Thank you, Ragnar Jónasson. MBTB star.

Saturday, August 8, 2020

The Cabinets of Barnaby Mayne by Elsa Hart

Minotaur Books, 352 pages, $26.99

Boy, howdy (to borrow Craig Johnson’s favorite phrase), do I love Elsa Hart. Her three-volume Li Du series set in ancient China was a winner. Now, she presents us with a mystery set in a more recent time and a different place, England in 1703. Her new detective, or detectives, rather, are middle-aged women, Lady Cecily Kay and her childhood friend, Mrs. Meacan Barlow.

What would draw Lady Kay, newly deposited on England’s shore after many years away, to the cluttered rooms of the London mansion of Sir Barnaby Mayne, the famous collector of … well, everything? Cecily is married to a man with the British consul in Smyrna, but she has left her husband behind and is now tarrying in London. While in Smyrna, she collected unusual plants. Some of them are unidentified, so she has acquired an invitation to riffle through Sir Barnaby’s large dried plant collection, with a view to identifying those pesky specimens of hers.
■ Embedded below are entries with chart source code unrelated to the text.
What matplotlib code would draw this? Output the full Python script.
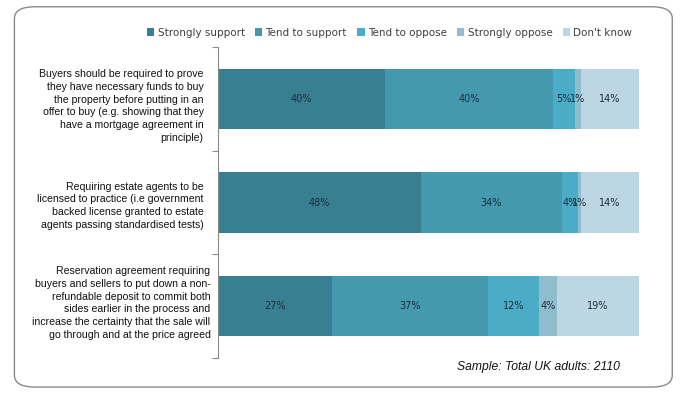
import matplotlib.pyplot as plt
from matplotlib.patches import FancyBboxPatch
import numpy as np

# survey statements (top to bottom)
statements = [
    "Buyers should be required to prove\nthey have necessary funds to buy\nthe property before putting in an\noffer to buy (e.g. showing that they\nhave a mortgage agreement in\nprinciple)",
    "Requiring estate agents to be\nlicensed to practice (i.e government\nbacked license granted to estate\nagents passing standardised tests)",
    "Reservation agreement requiring\nbuyers and sellers to put down a non-\nrefundable deposit to commit both\nsides earlier in the process and\nincrease the certainty that the sale will\ngo through and at the price agreed",
]
responses = ["Strongly support", "Tend to support", "Tend to oppose", "Strongly oppose", "Don't know"]
colors = ["#387f91", "#4499af", "#4aacc6", "#90bdcd", "#bcd7e3"]

# share of respondents (%)
strongly_support = [39.7, 48.2, 27.1]
tend_support = [39.9, 33.5, 37.0]
tend_oppose = [5.2, 3.8, 12.1]
strongly_oppose = [1.4, 0.7, 4.3]
dont_know = [13.8, 13.8, 19.5]
labels = [
    ["40%", "40%", "5%", "1%", "14%"],
    ["48%", "34%", "4%", "1%", "14%"],
    ["27%", "37%", "12%", "4%", "19%"],
]

series = [strongly_support, tend_support, tend_oppose, strongly_oppose, dont_know]

fig = plt.figure(figsize=(6.86, 3.97), dpi=100)
ax = fig.add_axes([0.3178, 0.0982, 0.6137, 0.7834])

y = np.arange(len(statements))
left = np.zeros(len(statements))
for i, (vals, name, col) in enumerate(zip(series, responses, colors)):
    ax.barh(y, vals, left=left, height=0.58, color=col, label=name)
    for j, v in enumerate(vals):
        ax.text(left[j] + v / 2, y[j], labels[j][i], ha="center", va="center",
                fontsize=7, color="#1f2d3a")
    left += np.array(vals)

ax.set_xlim(0, 100)
ax.set_ylim(2.5, -0.5)
ax.set_xticks([])
ax.set_yticks([])
ax.set_yticks([-0.5, 0.5, 1.5, 2.5], minor=True)
ax.tick_params(axis="y", which="minor", length=4, color="#888888", width=0.8)
for s in ["top", "right", "bottom"]:
    ax.spines[s].set_visible(False)
ax.spines["left"].set_color("#888888")
ax.spines["left"].set_linewidth(0.8)

# label boxes sit a little off the bar centres, as in the original
label_gap = [-3.4, -3.4, -1.8]
label_shift = [0.07, 0.03, -0.03]
for j, txt in enumerate(statements):
    ax.text(label_gap[j], y[j] + label_shift[j], txt, ha="right", va="center",
            fontsize=7.6, family="Liberation Sans", color="#111111", linespacing=1.33)

fig.legend(loc="center right", bbox_to_anchor=(0.935, 0.918), ncol=5,
           frameon=False, fontsize=7.5, handlelength=0.7, handleheight=0.7,
           handletextpad=0.3, columnspacing=1.0, labelcolor="#404040")

fig.text(0.785, 0.075, "Sample: Total UK adults: 2110", ha="center", va="center",
         fontsize=8.7, style="italic", family="Liberation Sans", color="#111111")

border = FancyBboxPatch((0.021, 0.025), 0.959, 0.958, transform=fig.transFigure,
                        boxstyle="round,pad=0,rounding_size=0.03",
                        facecolor="none", edgecolor="#8a8a8a", linewidth=1)
fig.patches.append(border)

plt.savefig("out.png", dpi=100)
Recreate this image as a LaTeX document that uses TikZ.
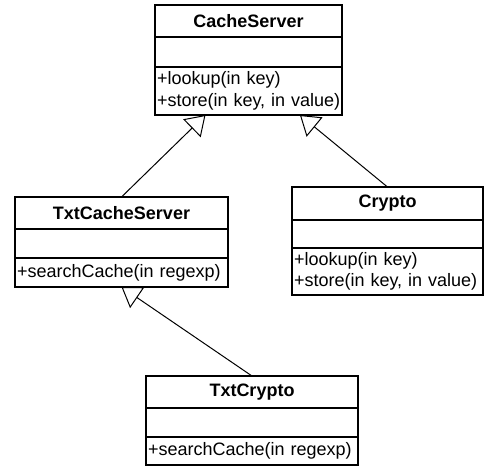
\documentclass[tikz,border=0pt]{standalone}
\usepackage{fontspec}
\setmainfont{Liberation Sans}
\usetikzlibrary{arrows.meta,calc}
\tikzset{
  comp/.style={draw, line width=1.4pt, anchor=north west, inner sep=0pt, outer sep=0pt,
    font=\fontsize{18pt}{21.5pt}\selectfont},
  titlebox/.style={comp, font=\fontsize{18pt}{21.5pt}\selectfont\bfseries},
  opsbox/.style={comp, align=left, inner xsep=2pt},
  gen/.style={line width=1pt, -{Triangle[open,length=19pt,width=25pt,line width=1pt]}}
}
\begin{document}
\begin{tikzpicture}[x=1pt,y=-1pt]
\useasboundingbox (0,0) rectangle (484,468);
% CacheServer
\node[titlebox, minimum width=187pt, minimum height=32pt] (cs) at (155,5) {CacheServer};
\node[comp, minimum width=187pt, minimum height=30pt] (cs-a) at (cs.south west) {};
\node[opsbox, minimum width=187pt, text width=183pt, minimum height=48pt] (cs-o) at (cs-a.south west) {\mbox{+lookup(in key)}\\\mbox{+store(in key, in value)}};
% TxtCacheServer
\node[titlebox, minimum width=213pt, minimum height=32pt] (tcs) at (15,197) {TxtCacheServer};
\node[comp, minimum width=213pt, minimum height=29pt] (tcs-a) at (tcs.south west) {};
\node[opsbox, minimum width=213pt, text width=209pt, minimum height=29pt] (tcs-o) at (tcs-a.south west) {\mbox{+searchCache(in regexp)}};
% Crypto
\node[titlebox, minimum width=191pt, minimum height=33pt] (cr) at (292,187) {Crypto};
\node[comp, minimum width=191pt, minimum height=28pt] (cr-a) at (cr.south west) {};
\node[opsbox, minimum width=191pt, text width=187pt, minimum height=47pt] (cr-o) at (cr-a.south west) {\mbox{+lookup(in key)}\\\mbox{+store(in key, in value)}};
% TxtCrypto
\node[titlebox, minimum width=212pt, minimum height=32pt] (tc) at (146,376) {TxtCrypto};
\node[comp, minimum width=212pt, minimum height=29pt] (tc-a) at (tc.south west) {};
\node[opsbox, minimum width=212pt, text width=208pt, minimum height=28pt] (tc-o) at (tc-a.south west) {\mbox{+searchCache(in regexp)}};
% generalizations
\draw[gen] (tcs.north) -- ($(cs-o.south west)!0.27!(cs-o.south east)$);
\draw[gen] (cr.north) -- ($(cs-o.south west)!0.775!(cs-o.south east)$);
\draw[gen] (tc.north) -- ($(tcs-o.south west)!0.5!(tcs-o.south east)$);
\end{tikzpicture}
\end{document}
While at the mansion, Cecily runs into an illustrator who is working for Sir Barnaby. Astoundingly, it is a childhood friend whom she has not seen in decades. They warily renew their acquaintance and together meet other occupants of the house: Walter Dinley, Barnaby’s curator; Otto Helm, a snake specialist from Sweden; and several mysterious household staff given to botany, dusting, and blackmail.

Others soon join the list of suspects, for that is what they all will soon become when someone murders the esteemed collector Sir Barnaby Mayne in his own study, no less, and while the house is teeming with guests.

Several other collectors and curious individuals have arranged to take a tour of the extensive collection covering just about anything that can be sized, cataloged, displayed, and labeled. They are Humphrey Walbulton, a man who obviously appreciates himself, perhaps more than others appreciate him; Dr. Giles Inwood, a medial doctor and solicitous friend of Sir Barnaby; the beautiful Miss Alice Fordyce, who apparently doesn’t need to be anything else; and Martin Carlyle who fades into the surroundings with his innocuousness.

It’s as good as a locked room mystery. One of them must have murdered the good Sir. With nary a police detective in sight, Cecily and Meacan, whose motives Cecily has yet to determine, take it upon themselves to answer the questions no one else is asking. Could it be because they don't believe curator Dinley's gasping utterance when caught in flagrante: “I killed him”?

Thank goodness Cecily doesn’t take those words at face value or we wouldn’t have a story. A woman alone (and even with another woman) wandering around London, accosting men of high and low birth for information might have had a different storyline, but thank goodness, Elsa Hart has everything in hand and we have a rather pleasant soft-boiled mystery.

And we have writing like this, in which Hart describes the ludicrous thought that Dinley might have actually murdered Sir Barnaby, to enjoy as well: “The same man who apologizes to furniture when he bumps into it?”

I think this is the birth of a new series, because in the best cliffhanger fashion, Hart leaves a tantalizing clue about Cecily’s next adventure. Can’t wait.